Sunday, February 7, 2016

About Blemishes

In regard to the prohibition of blemishes in the priest and in the offered animals, are the listed blemishes the entirety of what is prohibited? That is, the lists define what a prohibited "blemish" is. Or those are just examples and there are more blemishes which would be prohibited as well?

I have not studied this topic in details so I can only provide my current understanding of things. 

As far as I understand there is a difference between people blemishes and animal blemishes. I think people blemishes are those that are specifically mentioned in the Torah (i.e Lev 21:17-23). 
There are some tricky ones too. Is mental illness can be considered a blemish? 

As far as animals go, Torah says simply says blemish or anything bad so my assumption that it means ANY blemish and it can be interpreted as more things than what is considered a blemish for a human, a priest. "Glatt kosher" of the Rabbinic Judaism pay have a point in terms of slaughters and what Priest can eat. And since we have an x-ray (and other) technology perhaps the animal blemish can also be internal rather than only external as in cases of the priest. However, it is debatable.

It also raises an interesting issue of medicine. If a priest has a blemish but got, say, a leg transplant or got it cured somehow otherwise, can he approach the Tent and the Altar?

I think it is possible that only the blemishes listed are what count as a problem for priesthood, but I am unsure. Complicating things further is that some of the blemishes listed are not exactly certain in their translation (I have looked at the LXX as well and it only offered some potential insight).

I would think that blindness is one eye might qualify simply as blindness. Ulceration/mingling of the eye I think to refer to corneal ulcers, the LXX supports this as "white-speck" of the eye.  Previously I thought it might mean heterochromia but I think ulceration is likely correct now.

I don't think the Torah really speaks of mental illness in the sense of it as a blemish. Obviously it would be an issue if one could not distinguish between clean and unclean and holy and profane. I do not think priests are necessarily required to work every day, although obviously some priest(s) would need to be active at all times.
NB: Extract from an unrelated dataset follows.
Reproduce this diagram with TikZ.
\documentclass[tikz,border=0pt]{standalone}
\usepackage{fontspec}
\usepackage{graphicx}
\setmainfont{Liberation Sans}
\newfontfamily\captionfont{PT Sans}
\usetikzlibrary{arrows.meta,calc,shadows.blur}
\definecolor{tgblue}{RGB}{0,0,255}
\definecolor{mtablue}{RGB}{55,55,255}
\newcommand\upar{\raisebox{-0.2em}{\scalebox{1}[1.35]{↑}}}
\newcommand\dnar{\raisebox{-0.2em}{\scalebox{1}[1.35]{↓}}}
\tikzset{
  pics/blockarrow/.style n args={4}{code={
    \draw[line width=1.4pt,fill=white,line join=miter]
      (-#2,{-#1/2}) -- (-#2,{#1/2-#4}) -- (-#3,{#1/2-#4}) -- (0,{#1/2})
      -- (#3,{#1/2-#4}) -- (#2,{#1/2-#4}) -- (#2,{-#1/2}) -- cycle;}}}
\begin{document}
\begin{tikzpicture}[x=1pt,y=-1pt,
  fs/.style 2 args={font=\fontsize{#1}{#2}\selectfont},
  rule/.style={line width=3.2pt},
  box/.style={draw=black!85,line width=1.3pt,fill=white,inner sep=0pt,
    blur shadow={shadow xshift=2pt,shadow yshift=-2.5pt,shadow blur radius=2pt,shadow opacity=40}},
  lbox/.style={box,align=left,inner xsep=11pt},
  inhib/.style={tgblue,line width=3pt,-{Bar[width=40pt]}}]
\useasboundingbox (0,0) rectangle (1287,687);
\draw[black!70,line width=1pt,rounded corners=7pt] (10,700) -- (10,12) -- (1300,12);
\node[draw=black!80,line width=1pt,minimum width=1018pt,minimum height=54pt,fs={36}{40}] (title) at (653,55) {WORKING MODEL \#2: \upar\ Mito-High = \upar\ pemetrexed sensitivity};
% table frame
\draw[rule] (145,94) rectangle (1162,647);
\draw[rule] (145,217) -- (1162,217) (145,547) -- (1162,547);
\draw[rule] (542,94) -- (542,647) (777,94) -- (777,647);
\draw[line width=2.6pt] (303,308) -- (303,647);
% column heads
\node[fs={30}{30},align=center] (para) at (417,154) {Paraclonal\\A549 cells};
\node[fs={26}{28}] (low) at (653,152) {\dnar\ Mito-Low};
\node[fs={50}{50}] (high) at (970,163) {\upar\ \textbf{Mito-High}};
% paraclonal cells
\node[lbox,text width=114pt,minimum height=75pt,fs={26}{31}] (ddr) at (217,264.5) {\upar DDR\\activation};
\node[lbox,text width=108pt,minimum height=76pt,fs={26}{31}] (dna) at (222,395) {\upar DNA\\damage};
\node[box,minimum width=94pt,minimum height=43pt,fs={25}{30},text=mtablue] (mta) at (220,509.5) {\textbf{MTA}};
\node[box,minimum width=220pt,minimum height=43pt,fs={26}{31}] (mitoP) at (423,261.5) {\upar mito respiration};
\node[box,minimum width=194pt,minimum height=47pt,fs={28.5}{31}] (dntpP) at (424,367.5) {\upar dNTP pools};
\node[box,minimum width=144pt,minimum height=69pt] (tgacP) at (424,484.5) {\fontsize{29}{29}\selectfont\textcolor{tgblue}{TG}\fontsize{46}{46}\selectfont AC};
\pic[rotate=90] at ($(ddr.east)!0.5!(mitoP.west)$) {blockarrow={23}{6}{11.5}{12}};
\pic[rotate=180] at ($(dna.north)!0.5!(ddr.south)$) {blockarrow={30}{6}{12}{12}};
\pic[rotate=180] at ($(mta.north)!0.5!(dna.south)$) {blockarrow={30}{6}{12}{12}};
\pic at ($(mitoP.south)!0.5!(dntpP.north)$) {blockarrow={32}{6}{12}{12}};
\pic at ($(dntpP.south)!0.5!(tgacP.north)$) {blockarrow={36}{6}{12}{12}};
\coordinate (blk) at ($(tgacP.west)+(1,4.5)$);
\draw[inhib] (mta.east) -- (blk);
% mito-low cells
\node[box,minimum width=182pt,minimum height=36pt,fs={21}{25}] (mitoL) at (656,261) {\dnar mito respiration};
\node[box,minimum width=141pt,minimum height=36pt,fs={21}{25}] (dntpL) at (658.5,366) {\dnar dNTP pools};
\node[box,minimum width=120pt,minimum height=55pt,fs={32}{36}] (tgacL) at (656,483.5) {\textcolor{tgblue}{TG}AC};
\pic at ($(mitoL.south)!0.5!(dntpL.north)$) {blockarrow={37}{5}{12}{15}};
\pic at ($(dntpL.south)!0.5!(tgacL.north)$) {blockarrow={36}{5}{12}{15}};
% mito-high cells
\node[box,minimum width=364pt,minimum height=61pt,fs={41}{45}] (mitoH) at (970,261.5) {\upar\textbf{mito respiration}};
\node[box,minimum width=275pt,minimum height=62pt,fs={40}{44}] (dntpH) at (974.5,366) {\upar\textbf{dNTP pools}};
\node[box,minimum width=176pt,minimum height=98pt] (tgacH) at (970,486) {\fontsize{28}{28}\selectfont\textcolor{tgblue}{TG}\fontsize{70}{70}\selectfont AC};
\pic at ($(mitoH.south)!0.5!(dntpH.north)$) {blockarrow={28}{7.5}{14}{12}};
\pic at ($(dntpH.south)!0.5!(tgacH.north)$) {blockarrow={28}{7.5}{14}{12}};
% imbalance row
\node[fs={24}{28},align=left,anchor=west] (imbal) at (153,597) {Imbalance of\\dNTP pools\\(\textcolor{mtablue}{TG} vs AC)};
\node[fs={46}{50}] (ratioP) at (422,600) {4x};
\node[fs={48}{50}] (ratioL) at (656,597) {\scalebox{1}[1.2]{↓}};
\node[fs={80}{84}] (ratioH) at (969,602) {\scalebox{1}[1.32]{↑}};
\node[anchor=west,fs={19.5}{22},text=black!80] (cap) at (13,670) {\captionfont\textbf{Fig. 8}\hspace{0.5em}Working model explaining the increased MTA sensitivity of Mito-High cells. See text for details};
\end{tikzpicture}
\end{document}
I don't really have any new thoughts regarding the internal blemish issue in animals.

Regarding having surgical repair/etc, I think it is possible that it could remove a blemish. For example, a break is no longer "in him" if the arm or leg is repaired or healed correctly, I'd think. However, I might question it some because a break will generally heal without intervention but whether it will heal to be as it was before and not crooked/etc is another issue. So I don't know. I wouldn't think it would be considered a break any more if it healed, but I wouldn't think someone who broke their arm then had the arm heal back crooked, for example, would be considered blemish free either.  Maybe that would qualify as a different blemish.

For example, some people do not have same cartilage structure in one ear as the other ear. Basically the top half of the ear (inside the curvature of the edge) is more or less flat rather than curved.  It can be fixed with plastic surgery, and that relates to what I mentioned as well. I don't think that this is one of the listed blemishes and maybe it's not an issue but I'm not sure. I guess it could still qualify as one of the unclear ones (sarua, charem). However I would think it also to be a non-issue visually when wearing a turban (the ear looks normal when pressed against the head).

Here is what I've noticed about the text... It uses the word "blemish" when giving the commandment for both humans and animals. However, in verses about animals it says "any blemish bad" or "any matter bad". So perhaps only "bad" blemishes are forbidden or perhaps it can also be read as "any blemish" so all blemishes are forbidden. Personally, I would err on the side of caution here because we are talking about priesthood and offering which are holy. In this ear case, perhaps if your hearing is not affected it would not be considered a blemish but I am not sure. 

It is not completely clear regarding whether the list includes all relevant blemishes or not. I would think that the list would contain the primary issues but then see Lev 21:21 (any man who in him blemish).

Interestingly, deafness is not actually listed and we do know the word for it (cheresh).